State Rep. Mary Still, D-Columbia, will propose legislation in the coming week to tax Internet sales at a more equal rate with traditional brick and mortar sales, a move that could provide $160 million in additional revenue to Missouri. Still will also propose a raise in cigarette tax by 12 cents per pack, and wishes to readjust income tax brackets to reflect inflation.

Still said the state cannot continue to cut its way to a better economy.

“We must take action that will support the University of Missouri and our state’s public schools if we are going to compete economically,” Still said in a news release.

Her proposal, The Main Street Protection Act, would provide tax code structure to level the playing field for traditional businesses against Internet sales.

State Rep.

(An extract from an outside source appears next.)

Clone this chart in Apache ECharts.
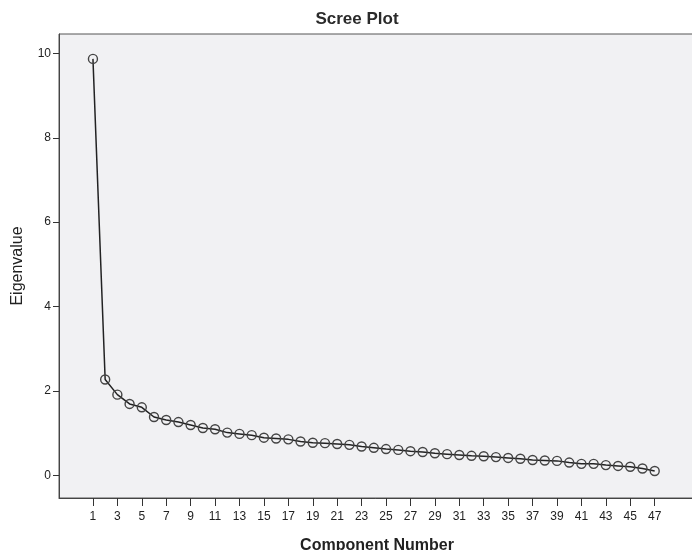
<!DOCTYPE html>
<html>
<head>
<meta charset="utf-8">
<title>Scree Plot</title>
<script src="https://cdn.jsdelivr.net/npm/echarts@6/dist/echarts.min.js"></script>
<style>
html, body { margin: 0; padding: 0; background: #fff; }
#main { width: 692px; height: 550px; }
</style>
</head>
<body>
<div id="main"></div>
<script>
// component numbers and their eigenvalues
var components = [];
for (var i = 1; i <= 47; i++) components.push(i);
var eigenvalues = [
	9.87, 2.27, 1.91, 1.69, 1.61, 1.38, 1.31, 1.26, 1.19, 1.12,
	1.09, 1.01, 0.98, 0.95, 0.89, 0.87, 0.85, 0.80, 0.77, 0.76,
	0.74, 0.72, 0.68, 0.65, 0.62, 0.60, 0.57, 0.55, 0.52, 0.50,
	0.48, 0.46, 0.45, 0.43, 0.41, 0.39, 0.36, 0.35, 0.34, 0.30,
	0.27, 0.27, 0.24, 0.22, 0.20, 0.16, 0.10
];
var xTicks = [1, 3, 5, 7, 9, 11, 13, 15, 17, 19, 21, 23, 25, 27, 29, 31, 33, 35, 37, 39, 41, 43, 45, 47];
var yTicks = [0, 2, 4, 6, 8, 10];

var points = components.map(function (c, k) { return [c, eigenvalues[k]]; });
var font = 'Liberation Sans, Arial, sans-serif';

var chart = echarts.init(document.getElementById('main'));
chart.setOption({
	animation: false,
	backgroundColor: '#fff',
	title: {
		text: 'Scree Plot',
		left: 352,
		top: 6,
		textAlign: 'center',
		textStyle: { fontFamily: font, fontSize: 17, fontWeight: 'bold', color: '#2a2a2a' }
	},
	grid: {
		left: 59, right: -3, top: 34, bottom: 52,
		outerBoundsMode: 'none',
		containLabel: false,
		show: true,
		backgroundColor: '#f1f1f3',
		borderColor: '#555',
		borderWidth: 1
	},
	xAxis: {
		type: 'value',
		min: -1.78,
		max: 50.3,
		name: 'Component Number',
		nameLocation: 'middle',
		nameGap: 40,
		nameTextStyle: { fontFamily: font, fontSize: 16, fontWeight: 'bold', color: '#222' },
		splitLine: { show: false },
		axisLine: { show: true, onZero: false, lineStyle: { color: '#444', width: 1 } },
		axisTick: { show: true, length: 8, customValues: xTicks, lineStyle: { color: '#333' } },
		axisLabel: { customValues: xTicks, margin: 13, fontFamily: font, fontSize: 12, color: '#222' }
	},
	yAxis: {
		type: 'value',
		min: -0.54,
		max: 10.46,
		name: 'Eigenvalue',
		nameLocation: 'middle',
		nameGap: 33,
		nameTextStyle: { fontFamily: font, fontSize: 16, color: '#222' },
		splitLine: { show: false },
		axisLine: { show: true, onZero: false, lineStyle: { color: '#444', width: 1 } },
		axisTick: { show: true, length: 6, customValues: yTicks, lineStyle: { color: '#333' } },
		axisLabel: { customValues: yTicks, margin: 8, fontFamily: font, fontSize: 12, color: '#222' }
	},
	series: [{
		type: 'line',
		data: points,
		symbol: 'circle',
		symbolSize: 9,
		lineStyle: { color: '#222', width: 1.5 },
		itemStyle: { color: 'rgba(0,0,0,0)', borderColor: '#444', borderWidth: 1.4 }
	}]
});
</script>
</body>
</html>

Chris Kelly, D-Columbia, has not filed any bills yet, but said he will file bills in the coming week which will simplify the organ donation process and reconcile the budget.

Kelly said he enthusiastically supported Still’s proposed legislation, but said he thought the bills had next to no chance of getting through the majority party, since they would raise taxes on some people.

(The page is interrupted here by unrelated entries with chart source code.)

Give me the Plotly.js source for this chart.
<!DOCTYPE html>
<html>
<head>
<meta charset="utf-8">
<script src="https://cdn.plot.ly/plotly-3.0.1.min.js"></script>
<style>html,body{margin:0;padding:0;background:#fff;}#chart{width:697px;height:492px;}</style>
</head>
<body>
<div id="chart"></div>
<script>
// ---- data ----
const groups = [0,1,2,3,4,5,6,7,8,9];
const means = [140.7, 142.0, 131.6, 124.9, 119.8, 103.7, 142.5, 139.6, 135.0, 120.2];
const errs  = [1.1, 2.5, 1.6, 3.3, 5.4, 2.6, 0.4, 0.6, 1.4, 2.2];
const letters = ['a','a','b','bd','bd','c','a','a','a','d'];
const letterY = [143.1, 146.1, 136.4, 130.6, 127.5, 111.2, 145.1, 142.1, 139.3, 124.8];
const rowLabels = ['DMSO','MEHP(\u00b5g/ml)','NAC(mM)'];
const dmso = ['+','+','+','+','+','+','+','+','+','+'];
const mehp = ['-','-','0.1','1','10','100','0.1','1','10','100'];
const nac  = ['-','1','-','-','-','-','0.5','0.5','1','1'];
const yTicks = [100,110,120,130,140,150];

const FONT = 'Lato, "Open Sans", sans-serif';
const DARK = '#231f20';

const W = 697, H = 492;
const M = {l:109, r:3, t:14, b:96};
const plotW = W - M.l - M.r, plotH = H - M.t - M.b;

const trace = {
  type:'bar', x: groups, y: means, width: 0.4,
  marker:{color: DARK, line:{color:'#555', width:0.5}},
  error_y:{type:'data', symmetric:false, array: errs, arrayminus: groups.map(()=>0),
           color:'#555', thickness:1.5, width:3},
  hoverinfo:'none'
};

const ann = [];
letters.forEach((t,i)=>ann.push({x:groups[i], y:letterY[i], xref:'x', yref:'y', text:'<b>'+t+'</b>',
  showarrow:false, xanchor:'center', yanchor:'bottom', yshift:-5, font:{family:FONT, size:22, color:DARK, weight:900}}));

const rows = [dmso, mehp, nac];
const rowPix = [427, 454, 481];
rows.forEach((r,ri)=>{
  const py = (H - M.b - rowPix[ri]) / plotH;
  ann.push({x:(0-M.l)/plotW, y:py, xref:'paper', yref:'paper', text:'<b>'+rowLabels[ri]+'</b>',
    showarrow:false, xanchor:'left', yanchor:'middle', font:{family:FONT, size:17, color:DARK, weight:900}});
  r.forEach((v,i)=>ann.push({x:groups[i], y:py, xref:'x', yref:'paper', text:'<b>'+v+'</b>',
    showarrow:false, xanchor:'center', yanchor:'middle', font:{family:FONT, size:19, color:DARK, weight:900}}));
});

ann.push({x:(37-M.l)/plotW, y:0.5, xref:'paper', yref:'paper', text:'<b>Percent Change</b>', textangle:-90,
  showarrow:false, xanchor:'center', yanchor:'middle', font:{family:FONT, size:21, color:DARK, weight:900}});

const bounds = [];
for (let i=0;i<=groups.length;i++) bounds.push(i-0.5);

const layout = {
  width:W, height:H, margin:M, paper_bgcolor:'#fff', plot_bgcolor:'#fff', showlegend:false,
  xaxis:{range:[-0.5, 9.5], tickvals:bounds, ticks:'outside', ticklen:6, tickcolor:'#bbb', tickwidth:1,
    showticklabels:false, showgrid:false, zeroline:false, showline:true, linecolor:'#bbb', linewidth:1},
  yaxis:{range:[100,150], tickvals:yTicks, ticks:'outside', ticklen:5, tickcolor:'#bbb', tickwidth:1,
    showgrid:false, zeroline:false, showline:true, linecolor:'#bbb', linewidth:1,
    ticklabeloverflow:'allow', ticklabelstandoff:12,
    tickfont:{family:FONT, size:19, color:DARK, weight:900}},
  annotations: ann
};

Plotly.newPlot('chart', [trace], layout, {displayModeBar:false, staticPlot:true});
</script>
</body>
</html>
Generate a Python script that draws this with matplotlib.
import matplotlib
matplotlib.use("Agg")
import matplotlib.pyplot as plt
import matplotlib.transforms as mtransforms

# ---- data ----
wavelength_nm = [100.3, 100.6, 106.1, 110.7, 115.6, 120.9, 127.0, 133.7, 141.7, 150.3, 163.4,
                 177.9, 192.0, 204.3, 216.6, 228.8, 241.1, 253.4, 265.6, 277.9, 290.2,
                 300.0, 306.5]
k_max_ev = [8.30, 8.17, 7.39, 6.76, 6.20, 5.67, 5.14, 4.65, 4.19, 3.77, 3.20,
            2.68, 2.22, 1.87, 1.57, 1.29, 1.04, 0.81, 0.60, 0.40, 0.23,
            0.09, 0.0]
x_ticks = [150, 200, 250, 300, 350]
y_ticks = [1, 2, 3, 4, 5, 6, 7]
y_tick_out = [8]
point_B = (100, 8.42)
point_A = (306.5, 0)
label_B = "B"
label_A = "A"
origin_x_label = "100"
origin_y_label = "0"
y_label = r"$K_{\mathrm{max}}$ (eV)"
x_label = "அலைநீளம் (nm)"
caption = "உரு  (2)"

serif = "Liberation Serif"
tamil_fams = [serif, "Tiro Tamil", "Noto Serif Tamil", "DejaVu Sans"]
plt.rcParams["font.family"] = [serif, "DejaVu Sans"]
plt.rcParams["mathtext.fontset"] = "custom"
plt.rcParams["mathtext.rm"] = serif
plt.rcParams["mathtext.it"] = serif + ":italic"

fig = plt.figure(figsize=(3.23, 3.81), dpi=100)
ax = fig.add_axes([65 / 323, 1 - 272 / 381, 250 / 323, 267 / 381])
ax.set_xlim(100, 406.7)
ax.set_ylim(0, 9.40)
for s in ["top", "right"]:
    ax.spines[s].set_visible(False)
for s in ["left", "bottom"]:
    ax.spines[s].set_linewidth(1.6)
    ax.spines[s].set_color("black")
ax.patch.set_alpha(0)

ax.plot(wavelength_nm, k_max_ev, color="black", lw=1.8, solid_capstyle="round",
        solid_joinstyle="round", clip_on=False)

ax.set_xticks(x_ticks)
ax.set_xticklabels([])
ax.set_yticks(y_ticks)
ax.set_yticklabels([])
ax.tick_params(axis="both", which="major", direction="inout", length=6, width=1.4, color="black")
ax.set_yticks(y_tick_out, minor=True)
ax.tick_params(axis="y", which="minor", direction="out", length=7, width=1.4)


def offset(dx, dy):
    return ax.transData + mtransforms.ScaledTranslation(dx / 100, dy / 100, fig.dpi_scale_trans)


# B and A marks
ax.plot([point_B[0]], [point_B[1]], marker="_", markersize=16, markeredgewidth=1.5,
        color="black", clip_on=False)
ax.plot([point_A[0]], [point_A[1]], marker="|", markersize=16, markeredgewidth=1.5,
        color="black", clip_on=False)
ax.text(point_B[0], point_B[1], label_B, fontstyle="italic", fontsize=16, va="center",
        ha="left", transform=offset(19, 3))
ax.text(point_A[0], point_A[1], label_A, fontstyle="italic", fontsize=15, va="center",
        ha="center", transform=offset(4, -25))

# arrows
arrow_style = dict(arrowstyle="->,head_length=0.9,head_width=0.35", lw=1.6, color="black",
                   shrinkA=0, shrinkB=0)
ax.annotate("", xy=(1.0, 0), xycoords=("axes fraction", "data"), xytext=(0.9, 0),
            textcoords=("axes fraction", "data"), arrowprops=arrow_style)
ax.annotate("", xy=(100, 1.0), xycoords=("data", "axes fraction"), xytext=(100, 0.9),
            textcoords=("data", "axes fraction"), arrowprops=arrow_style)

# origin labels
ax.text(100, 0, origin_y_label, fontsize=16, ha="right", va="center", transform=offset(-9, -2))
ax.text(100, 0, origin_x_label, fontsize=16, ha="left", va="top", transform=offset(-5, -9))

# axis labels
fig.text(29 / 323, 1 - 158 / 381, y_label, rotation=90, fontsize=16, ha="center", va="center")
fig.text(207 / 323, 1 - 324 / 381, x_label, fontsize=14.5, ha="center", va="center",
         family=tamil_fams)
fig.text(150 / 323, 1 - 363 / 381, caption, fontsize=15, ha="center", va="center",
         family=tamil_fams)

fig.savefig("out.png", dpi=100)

“I think the most likely to get any traction might be the Main Street Protection Act,” Still said. “The people that are getting squeezed are the middle class people who are working for a living, and that includes many of our store owners.”

Still said there is an unfair advantage given to online sales because they are not required to pay the same state taxes as traditional small businesses.

Still said the proposal to raise taxes on cigarettes could get attention, but because the tax would still be the lowest in the country, the state would not lose money to individuals driving across the state line to buy cigarettes elsewhere.

Both Kelly and Still agree Still’s third proposal, which would account for inflation to decide income tax rates, is the least likely to gain support. Inflation rates have not been adjusted since 1931, so the highest income bracket is still $9,000.

“When someone making $9,000 has to pay the same rate of taxes as a multi-millionaire, that is just wrong,” Still said.

Her bill proposes updating the tax rate to reflect current income levels. According to Still, it is unlikely to get through, because it would raise taxes on some people, though it would decrease taxes for lower income individuals.

“People in the State House of Representatives like to protect the rich, and they don’t want to raise taxes on the rich,” Still said. “I feel it’s the middle income people who need our protection.”